It is objected against this motion that the trial, though before the Judge alone, was the same as if by a jury, that having been waived under the Code. That the Judge having been thus substituted for the jury, the cause is in the same situation as if tried by a jury, and that Moyer having died before a decision was pronounced by the judge, it is as if he had died before verdict, and that consequently no judgment can be rendered. (2 R. S. 308.)
I do not agree with the counsel in his construction of that statute. Both causes came up for hearing and final adjudication on the 13th of June, 1851. The court passed upon both, and ordered judgment in the first cause, on the report of the referee, which was the same as if after verdict. No further proofs were taken in the first cause, nor does it appear that any were taken in the second. The court took the papers, reserving his decision as 'on a case or bill of exceptions, or on hearing, on a report of referee on pleadings and proofs, of -two causes in equity. I do not think the statute has any application to such a case.
It is more like that class of cases, where a party after having obtained a verdict or non suit, dies while the cause is sub judice. The court will, in all such cases, without regard to the lapse of time, allow the judgment to be entered up, as of a t.erm {or a time now,) when the party was alive, which in this case would be on the 13th of June, 1851. Rightmyer agt. *246Dunham, (12 Wend. 245;) Spalding agt. Congden, (18 Wend. 543; 4 Barb. 504, 524; 1 John.

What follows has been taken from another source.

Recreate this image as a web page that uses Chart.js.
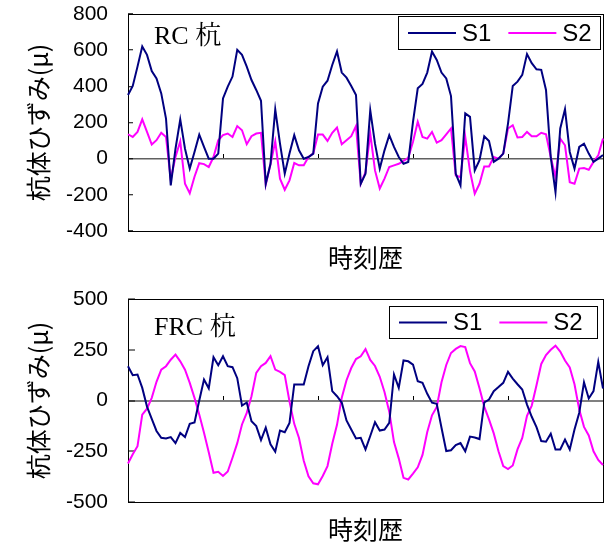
<!DOCTYPE html>
<html>
<head>
<meta charset="utf-8">
<script src="https://cdn.jsdelivr.net/npm/chart.js@4.4.1/dist/chart.umd.min.js"></script>
<style>
  html, body { margin: 0; padding: 0; background: #fff; }
  canvas { display: block; }
</style>
</head>
<body>
<canvas id="rcChart" width="607" height="272"></canvas>
<canvas id="frcChart" width="607" height="272"></canvas>
<script>
// RC 杭 (top)
const rcS1 = [352, 402, 509, 620, 574, 485, 444, 361, 222, -148, 55, 217, 55, -55, 37, 133, 65, 0, 0, 28,
  333, 398, 454, 602, 574, 509, 435, 380, 320, -139, -28, 272, 83, -83, 28, 130, 46, 0, 9, 28,
  305, 398, 431, 518, 593, 476, 448, 402, 352, -139, -83, 268, 83, -55, 46, 130, 65, 9, -28, -18,
  204, 389, 413, 476, 593, 546, 476, 444, 346, -83, -148, 250, 231, -65, -9, 124, 98, -18, 0, 28,
  194, 402, 426, 463, 578, 528, 494, 491, 380, 9, -185, 167, 274, 37, -55, 65, 83, 28, -18, 0, 20];
const rcS2 = [135, 120, 148, 217, 148, 78, 102, 143, 120, -115, 10, 96, -139, -191, -100, -25, -30, -46, 9, 102,
  130, 139, 120, 180, 157, 80, 124, 139, 143, -143, -31, 96, -111, -172, -120, -24, -37, -37, 9, 28,
  133, 133, 98, 143, 172, 80, 102, 124, 180, -139, -74, 139, -65, -165, -110, -46, -37, -28, -12, 5,
  93, 204, 120, 111, 148, 89, 102, 135, 167, -93, -102, 120, -70, -194, -139, -43, -43, 9, 0, 28,
  167, 185, 117, 120, 148, 124, 124, 143, 135, 9, -102, 111, 74, -130, -139, -55, -52, -61, -18, 18, 111];

// FRC 杭 (bottom)
const frcS1 = [169, 125, 128, 62, -30, -90, -150, -184, -187, -180, -210, -160, -180, -115, -108, 0, 103, 60, 213, 174,
  218, 169, 164, 110, -25, -10, -102, -126, -195, -134, -216, -252, -148, -156, -110, 79, 79, 79, 169, 243,
  267, 174, 213, 46, 21, -10, -98, -143, -187, -184, -241, -175, -107, -148, -143, -110, 128, 62, 197, 193,
  177, 95, 87, 33, -11, -16, -134, -249, -245, -220, -210, -250, -178, -182, -190, -10, 5, 46, 66, 87,
  141, 108, 80, 54, -20, -80, -131, -200, -203, -164, -241, -241, -192, -241, -143, -60, 90, 10, 46, 190, 59];
const frcS2 = [-310, -265, -225, -70, -40, 13, 92, 152, 169, 201, 226, 193, 152, 87, 13, -69, -159, -255, -356, -351,
  -372, -350, -282, -210, -118, -61, 21, 136, 169, 185, 218, 152, 141, 125, -5, -115, -185, -297, -373, -408,
  -413, -372, -323, -213, -120, 14, 100, 160, 204, 218, 253, 200, 170, 117, 42, -55, -205, -285, -381, -389,
  -360, -329, -268, -155, -73, -32, 90, 175, 234, 254, 268, 263, 184, 143, 60, -30, -93, -162, -250, -323,
  -338, -320, -241, -184, -75, -25, 75, 180, 224, 250, 270, 241, 197, 163, 80, -45, -130, -172, -250, -293, -318];

const timeSteps = rcS1.map((_, i) => i);
const seriesNames = ['S1', 'S2'];
const seriesColors = ['#000080', '#ff00ff'];
const yTitle = '杭体ひずみ(μ)';
const xTitle = '時刻歴';
const xTickEvery = 20;

const tickFont = { family: "'Liberation Sans', Arial, sans-serif", size: 21 };
const cjkFont = { family: "'Noto Sans CJK JP', sans-serif", size: 25 };
const clear = 'rgba(0,0,0,0)';
const edge = { display: true, color: '#000', width: 1 };

// pile label and framed legend
const decorPlugin = {
  id: 'decor',
  afterDraw(chart, args, o) {
    const { ctx } = chart;
    ctx.save();
    ctx.fillStyle = '#000';
    ctx.font = "26px 'Liberation Serif', 'Noto Serif CJK JP', 'Noto Sans CJK JP', serif";
    ctx.textBaseline = 'alphabetic';
    ctx.textAlign = 'left';
    ctx.fillText(o.label, o.labelX, o.labelY);

    const b = o.box;
    ctx.fillStyle = '#fff';
    ctx.fillRect(b.x, b.y, b.w, b.h);
    ctx.strokeStyle = '#000';
    ctx.lineWidth = 1;
    ctx.strokeRect(b.x + 0.5, b.y + 0.5, b.w, b.h);
    ctx.font = "24px 'Liberation Sans', Arial, sans-serif";
    ctx.textBaseline = 'middle';
    let lx = b.x + 10;
    const ly = b.y + b.h / 2 + 0.5;
    chart.data.datasets.forEach(ds => {
      ctx.strokeStyle = ds.borderColor;
      ctx.lineWidth = 2;
      ctx.beginPath();
      ctx.moveTo(lx, ly);
      ctx.lineTo(lx + 48, ly);
      ctx.stroke();
      ctx.fillStyle = '#000';
      ctx.fillText(ds.label, lx + 54, ly + 1);
      lx += 54 + ctx.measureText(ds.label).width + 17;
    });
    ctx.restore();
  }
};

function makeChart(id, s1, s2, cfg) {
  return new Chart(document.getElementById(id), {
    type: 'line',
    data: {
      labels: timeSteps,
      datasets: [s1, s2].map((d, i) => ({
        label: seriesNames[i],
        data: d,
        borderColor: seriesColors[i],
        backgroundColor: seriesColors[i],
        borderWidth: 2,
        pointRadius: 0,
        tension: 0,
        fill: false
      }))
    },
    options: {
      responsive: false,
      animation: false,
      layout: { padding: { top: cfg.top, right: 4, left: 0, bottom: 0 } },
      plugins: {
        legend: { display: false },
        tooltip: { enabled: false },
        decor: cfg.decor
      },
      scales: {
        x: {
          type: 'category',
          offset: false,
          ticks: { display: false },
          grid: { display: false },
          border: edge,
          title: { display: true, text: xTitle, color: '#000', font: cjkFont, padding: { top: cfg.xTitlePad, bottom: 0 } },
          afterFit: s => { s.height = cfg.xHeight; s.paddingLeft = 0; s.paddingRight = 0; }
        },
        // small marks on the zero line every 20 steps
        xz: {
          type: 'category',
          position: { y: 0 },
          offset: false,
          ticks: { display: false, autoSkip: false },
          grid: {
            drawOnChartArea: false,
            drawTicks: true,
            tickLength: -5,
            tickWidth: 1,
            tickColor: c => (c.index > 0 && c.index < timeSteps.length - 1 && c.index % xTickEvery === 0) ? '#000' : clear
          },
          border: { display: false },
          afterFit: s => { s.height = 0; s.paddingLeft = 0; s.paddingRight = 0; }
        },
        xt: {
          type: 'category',
          position: 'top',
          ticks: { display: false },
          grid: { display: false },
          border: edge,
          afterFit: s => { s.height = 0; s.paddingLeft = 0; s.paddingRight = 0; }
        },
        y: {
          min: cfg.min,
          max: cfg.max,
          ticks: { stepSize: cfg.step, color: '#000', font: tickFont, padding: 20 + cfg.yTickLen },
          grid: {
            drawTicks: true,
            tickLength: -cfg.yTickLen,
            tickWidth: 1,
            tickColor: '#000',
            color: c => (c.tick && c.tick.value === 0) ? cfg.zeroColor : clear,
            lineWidth: cfg.zeroWidth
          },
          border: edge,
          title: { display: true, text: yTitle, color: '#000', font: cjkFont, padding: { top: 23, bottom: 0 } },
          afterFit: s => { s.width = 128; s.paddingTop = 0; s.paddingBottom = 0; }
        },
        yr: {
          type: 'linear',
          position: 'right',
          ticks: { display: false },
          grid: { display: false },
          border: edge,
          afterFit: s => { s.width = 0; s.paddingTop = 0; s.paddingBottom = 0; }
        }
      }
    },
    plugins: [decorPlugin]
  });
}

makeChart('rcChart', rcS1, rcS2, {
  top: 14, xHeight: 41, xTitlePad: 10, yTickLen: 5,
  min: -400, max: 800, step: 200,
  zeroColor: '#606060', zeroWidth: 1.5,
  decor: { label: 'RC 杭', labelX: 154, labelY: 44, box: { x: 398, y: 16, w: 202, h: 33 } }
});

makeChart('frcChart', frcS1, frcS2, {
  top: 27, xHeight: 42, xTitlePad: 3, yTickLen: 7,
  min: -500, max: 500, step: 250,
  zeroColor: '#808080', zeroWidth: 2,
  decor: { label: 'FRC 杭', labelX: 154, labelY: 63, box: { x: 389, y: 34, w: 208, h: 32 } }
});
</script>
</body>
</html>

Cas. 408.)
In Spalding agt. Congden, the court said the statute did not relate to, or control cases where there was a non suit—it was confined to cases after verdict, and to pleas of confession. Here was virtually a non suit and no verdict—a decree or order that the hill be dismissed.
It would seem to be proper in a case like the present, for the court if they have it, to exercise the power. There has been a full hearing and examination by the Judge, before whom the causes were heard. The effect of denying the motion would result in the necessity of another trial before the same tribunal, where a like result would probably follow.
The administrator can have his remedy by appeal from the judgment of Judge Willard, if he or his counsel deem it advisable, without subjecting both parties to the delay and expense of another formal trial, at the circuit or special term.
I think this within the principle of the cases cited, and accordingly grant the motion.